Bellegueule, best-seller (À flux détendu)

En finir avec Eddy Bellegueule (Seuil), le premier roman d’Édouard Louis, 21 ans, se place parmi les meilleures ventes.

Christophe Kantcheff  • 13 mars 2014 abonné·es

Dans la presse, on appelle cela un « phénomène ». En finir avec Eddy Bellegueule (Seuil), le premier roman d’Édouard Louis, 21 ans, se place parmi les meilleures ventes. Édouard Louis y raconte sa jeunesse, quand il s’appelait encore Eddy Bellegueule, enfant d’une famille pauvre, violente, vivant dans un village déshérité de Picardie, Hallencourt. Les coups, les injures, parmi lesquelles « sale pédé » revenait comme une ritournelle, y composaient son quotidien. Le succès public du livre a déclenché un appel d’air médiatique.

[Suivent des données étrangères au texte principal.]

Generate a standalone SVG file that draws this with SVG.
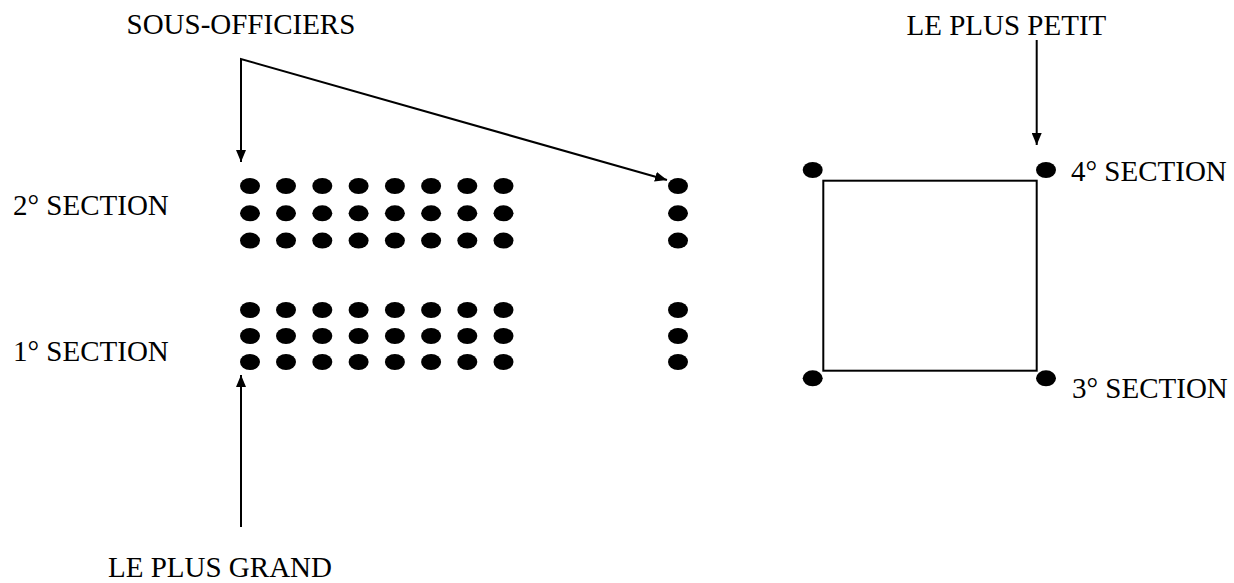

Parmi de nombreux articles, celui de David Caviglioli, dans le Nouvel Observateur du 6 mars. Le journaliste s’est rendu à Hallencourt pour vérifier les dires de l’auteur et opposer au roman la version des faits selon sa famille. À sa parution, Édouard Louis a dénoncé de nombreuses erreurs factuelles et ce que l’article comporte « de haine diffuse » à l’encontre « du transfuge de classe, toujours suspect, et dont on recherche les secrets de l’ascension ». Réaliser une contre-enquête « sur le terrain » ayant servi de substrat à une œuvre pour laisser planer le doute sur l’honnêteté de son auteur renseigne sur la déchéance du journalisme littéraire.

Il y avait pourtant matière à discuter ce livre, et notamment son parti pris esthétique. Édouard Louis a-t-il eu raison d’opter pour le roman ? Pas sûr, quand l’une de ses références littéraires, Annie Ernaux, a pu écrire, parlant de son propre travail : «  Je sais que le roman est impossible. » Édouard Louis dit avoir voulu « faire du littéraire avec du non-littéraire ». Une déclaration volontariste, et assez naïve, de la part d’un débutant, auteur d’un texte dont le sujet est dix fois plus fort que son écriture. Si devenir lui-même, et pouvoir l’affirmer, a été au cœur de son combat existentiel, Édouard Louis doit encore cheminer pour trouver sa voix d’écrivain.